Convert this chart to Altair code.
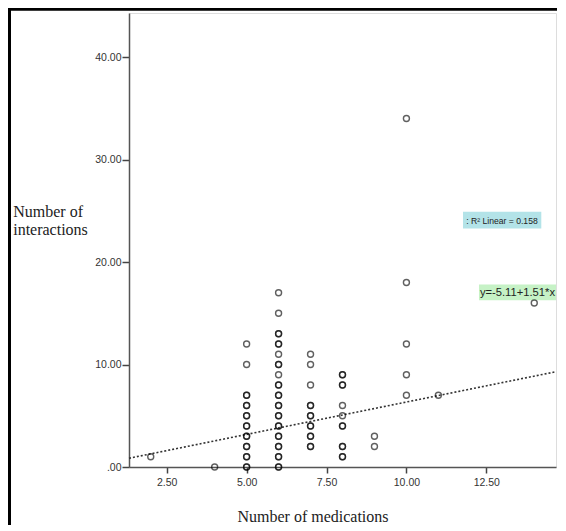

* * *

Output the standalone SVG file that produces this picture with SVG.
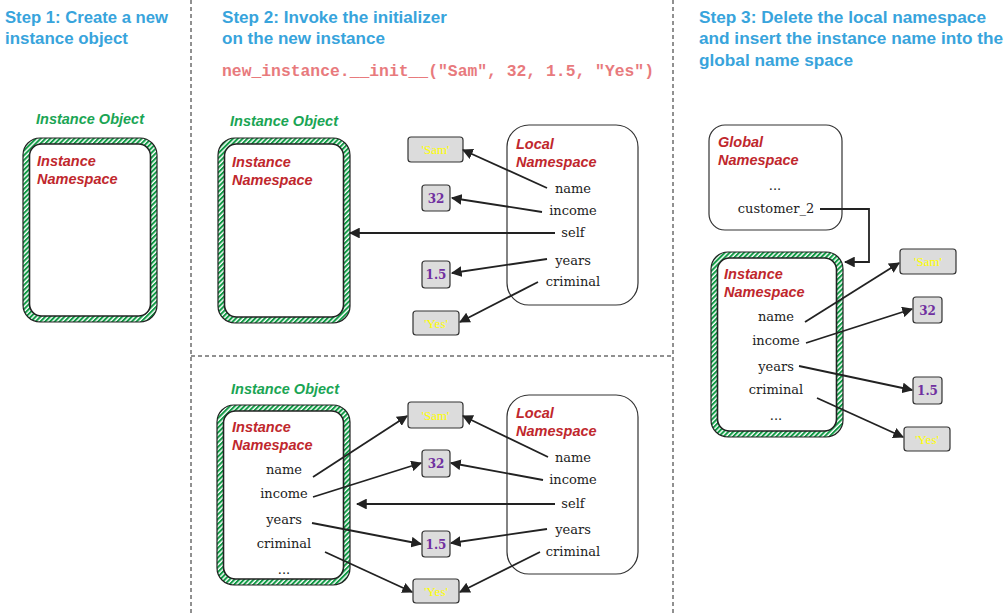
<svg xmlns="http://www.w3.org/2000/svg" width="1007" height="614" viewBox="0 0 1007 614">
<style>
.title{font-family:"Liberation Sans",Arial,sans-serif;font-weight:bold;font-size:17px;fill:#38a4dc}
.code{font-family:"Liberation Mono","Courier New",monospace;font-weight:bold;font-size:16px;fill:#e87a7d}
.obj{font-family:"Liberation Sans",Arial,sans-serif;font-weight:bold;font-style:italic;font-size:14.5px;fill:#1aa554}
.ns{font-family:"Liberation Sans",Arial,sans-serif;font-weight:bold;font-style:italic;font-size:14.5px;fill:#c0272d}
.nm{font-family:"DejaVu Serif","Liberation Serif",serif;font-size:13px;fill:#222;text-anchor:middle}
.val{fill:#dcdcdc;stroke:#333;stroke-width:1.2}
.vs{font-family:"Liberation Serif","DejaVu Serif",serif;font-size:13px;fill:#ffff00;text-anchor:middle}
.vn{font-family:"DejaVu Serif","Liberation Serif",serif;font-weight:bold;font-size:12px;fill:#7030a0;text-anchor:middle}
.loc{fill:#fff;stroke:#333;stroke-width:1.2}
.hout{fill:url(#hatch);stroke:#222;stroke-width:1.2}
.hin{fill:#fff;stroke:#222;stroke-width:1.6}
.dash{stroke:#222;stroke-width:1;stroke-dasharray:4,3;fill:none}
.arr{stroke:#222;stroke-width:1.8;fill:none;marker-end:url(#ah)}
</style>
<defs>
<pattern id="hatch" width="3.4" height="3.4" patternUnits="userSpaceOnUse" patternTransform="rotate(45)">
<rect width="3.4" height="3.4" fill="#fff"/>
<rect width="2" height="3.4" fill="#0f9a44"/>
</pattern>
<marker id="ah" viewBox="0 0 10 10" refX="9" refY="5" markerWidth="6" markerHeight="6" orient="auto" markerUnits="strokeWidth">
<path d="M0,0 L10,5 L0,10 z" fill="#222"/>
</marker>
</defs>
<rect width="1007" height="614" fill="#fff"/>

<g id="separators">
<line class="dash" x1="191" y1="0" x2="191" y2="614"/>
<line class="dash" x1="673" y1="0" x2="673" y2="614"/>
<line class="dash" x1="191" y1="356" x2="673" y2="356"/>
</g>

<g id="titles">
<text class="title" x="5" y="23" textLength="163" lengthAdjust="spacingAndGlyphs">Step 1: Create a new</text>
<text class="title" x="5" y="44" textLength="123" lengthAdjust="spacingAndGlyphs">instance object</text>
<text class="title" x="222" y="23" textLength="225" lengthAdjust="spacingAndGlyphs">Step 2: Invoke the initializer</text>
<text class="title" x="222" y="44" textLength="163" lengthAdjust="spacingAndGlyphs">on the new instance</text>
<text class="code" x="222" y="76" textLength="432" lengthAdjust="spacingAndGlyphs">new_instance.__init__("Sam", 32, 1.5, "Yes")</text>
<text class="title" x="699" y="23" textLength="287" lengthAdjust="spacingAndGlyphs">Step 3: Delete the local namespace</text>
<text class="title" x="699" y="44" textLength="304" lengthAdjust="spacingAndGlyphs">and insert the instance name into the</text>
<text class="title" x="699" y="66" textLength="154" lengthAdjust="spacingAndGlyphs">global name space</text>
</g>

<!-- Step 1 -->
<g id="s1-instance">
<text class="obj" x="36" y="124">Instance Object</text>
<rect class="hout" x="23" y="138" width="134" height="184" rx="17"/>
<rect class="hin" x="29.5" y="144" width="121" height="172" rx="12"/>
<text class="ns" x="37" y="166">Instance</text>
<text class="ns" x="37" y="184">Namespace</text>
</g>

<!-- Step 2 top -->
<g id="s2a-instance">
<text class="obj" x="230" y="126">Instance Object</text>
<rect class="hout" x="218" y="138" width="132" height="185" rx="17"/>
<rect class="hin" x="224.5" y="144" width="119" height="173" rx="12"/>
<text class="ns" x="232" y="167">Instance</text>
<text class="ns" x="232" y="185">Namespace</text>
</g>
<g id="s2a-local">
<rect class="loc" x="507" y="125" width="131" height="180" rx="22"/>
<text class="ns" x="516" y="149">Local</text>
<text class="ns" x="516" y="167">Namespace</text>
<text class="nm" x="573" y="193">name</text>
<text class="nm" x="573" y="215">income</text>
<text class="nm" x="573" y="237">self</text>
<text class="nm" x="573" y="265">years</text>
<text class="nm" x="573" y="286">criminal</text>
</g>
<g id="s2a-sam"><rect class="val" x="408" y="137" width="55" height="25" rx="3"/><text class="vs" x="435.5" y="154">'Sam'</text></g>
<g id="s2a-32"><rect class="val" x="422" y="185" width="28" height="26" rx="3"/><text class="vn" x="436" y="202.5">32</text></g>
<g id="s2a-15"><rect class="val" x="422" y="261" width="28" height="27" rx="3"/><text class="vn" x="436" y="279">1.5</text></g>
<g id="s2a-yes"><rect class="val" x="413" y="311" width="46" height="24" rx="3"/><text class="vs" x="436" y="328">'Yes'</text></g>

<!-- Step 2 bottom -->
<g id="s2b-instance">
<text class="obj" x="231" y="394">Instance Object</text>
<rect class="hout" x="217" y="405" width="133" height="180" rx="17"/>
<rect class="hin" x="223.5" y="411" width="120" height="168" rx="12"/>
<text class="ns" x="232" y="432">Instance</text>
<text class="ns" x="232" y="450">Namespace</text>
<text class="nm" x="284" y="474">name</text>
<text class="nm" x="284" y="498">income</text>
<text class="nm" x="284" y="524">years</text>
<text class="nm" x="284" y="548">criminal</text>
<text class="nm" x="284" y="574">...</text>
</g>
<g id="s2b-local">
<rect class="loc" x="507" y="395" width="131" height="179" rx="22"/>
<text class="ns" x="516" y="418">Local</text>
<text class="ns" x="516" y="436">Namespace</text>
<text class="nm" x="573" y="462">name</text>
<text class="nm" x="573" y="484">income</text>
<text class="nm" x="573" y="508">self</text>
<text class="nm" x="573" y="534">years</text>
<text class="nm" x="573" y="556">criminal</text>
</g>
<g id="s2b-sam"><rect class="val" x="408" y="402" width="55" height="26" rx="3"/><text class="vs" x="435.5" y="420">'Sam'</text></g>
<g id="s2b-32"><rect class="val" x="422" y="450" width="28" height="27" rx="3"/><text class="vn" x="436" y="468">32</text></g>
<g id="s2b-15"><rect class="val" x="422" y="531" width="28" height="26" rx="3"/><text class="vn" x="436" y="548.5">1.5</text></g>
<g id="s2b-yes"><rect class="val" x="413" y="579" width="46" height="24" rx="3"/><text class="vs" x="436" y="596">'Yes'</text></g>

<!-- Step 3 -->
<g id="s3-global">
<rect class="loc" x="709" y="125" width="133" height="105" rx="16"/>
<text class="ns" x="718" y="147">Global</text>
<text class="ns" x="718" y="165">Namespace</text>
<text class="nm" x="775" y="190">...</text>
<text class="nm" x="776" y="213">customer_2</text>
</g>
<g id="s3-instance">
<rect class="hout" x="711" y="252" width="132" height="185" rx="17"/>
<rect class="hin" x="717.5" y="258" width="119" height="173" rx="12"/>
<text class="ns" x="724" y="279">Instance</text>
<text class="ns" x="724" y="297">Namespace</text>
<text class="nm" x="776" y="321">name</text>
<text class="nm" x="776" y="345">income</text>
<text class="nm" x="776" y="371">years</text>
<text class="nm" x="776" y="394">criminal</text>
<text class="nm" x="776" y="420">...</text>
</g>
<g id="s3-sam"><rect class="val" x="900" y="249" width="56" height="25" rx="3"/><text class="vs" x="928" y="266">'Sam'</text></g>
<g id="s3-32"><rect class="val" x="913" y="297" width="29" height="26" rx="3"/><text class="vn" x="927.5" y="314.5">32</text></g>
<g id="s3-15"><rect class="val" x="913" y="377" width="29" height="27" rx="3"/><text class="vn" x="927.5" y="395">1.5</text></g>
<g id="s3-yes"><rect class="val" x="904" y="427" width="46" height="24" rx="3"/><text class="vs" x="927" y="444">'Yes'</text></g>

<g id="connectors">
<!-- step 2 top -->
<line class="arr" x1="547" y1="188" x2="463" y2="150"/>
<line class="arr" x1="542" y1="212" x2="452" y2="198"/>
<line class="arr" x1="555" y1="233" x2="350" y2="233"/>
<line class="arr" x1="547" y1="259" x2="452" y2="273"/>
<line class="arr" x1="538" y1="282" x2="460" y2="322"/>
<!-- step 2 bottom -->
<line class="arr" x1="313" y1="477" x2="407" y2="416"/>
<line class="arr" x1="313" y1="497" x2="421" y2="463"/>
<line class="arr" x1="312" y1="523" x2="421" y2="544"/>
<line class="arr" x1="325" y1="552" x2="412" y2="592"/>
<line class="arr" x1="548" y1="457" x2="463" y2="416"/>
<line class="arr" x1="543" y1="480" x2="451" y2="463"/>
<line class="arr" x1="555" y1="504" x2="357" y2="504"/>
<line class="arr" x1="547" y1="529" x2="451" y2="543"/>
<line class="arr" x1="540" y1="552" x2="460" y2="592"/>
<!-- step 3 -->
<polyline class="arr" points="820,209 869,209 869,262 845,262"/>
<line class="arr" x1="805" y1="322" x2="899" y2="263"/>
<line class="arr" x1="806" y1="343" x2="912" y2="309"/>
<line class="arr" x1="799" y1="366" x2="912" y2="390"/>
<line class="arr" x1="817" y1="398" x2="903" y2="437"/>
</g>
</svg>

==

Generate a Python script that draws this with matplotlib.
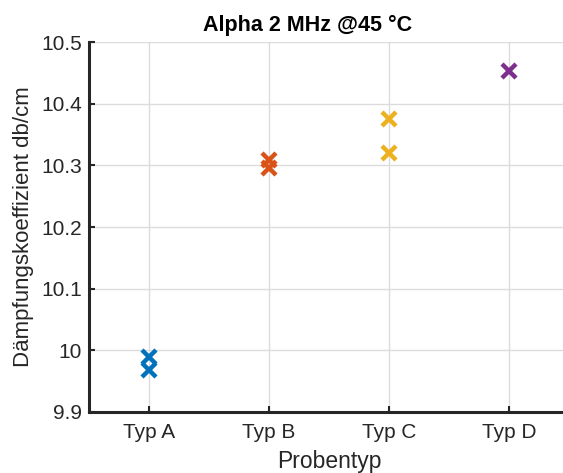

### DIRECTIONS
Single out each line of the records above with the string "that" in it, and copy it.

### RESPONSE TO THIS TASK
Output the standalone SVG file that produces this picture with SVG.
Generate a Python script that draws this with matplotlib.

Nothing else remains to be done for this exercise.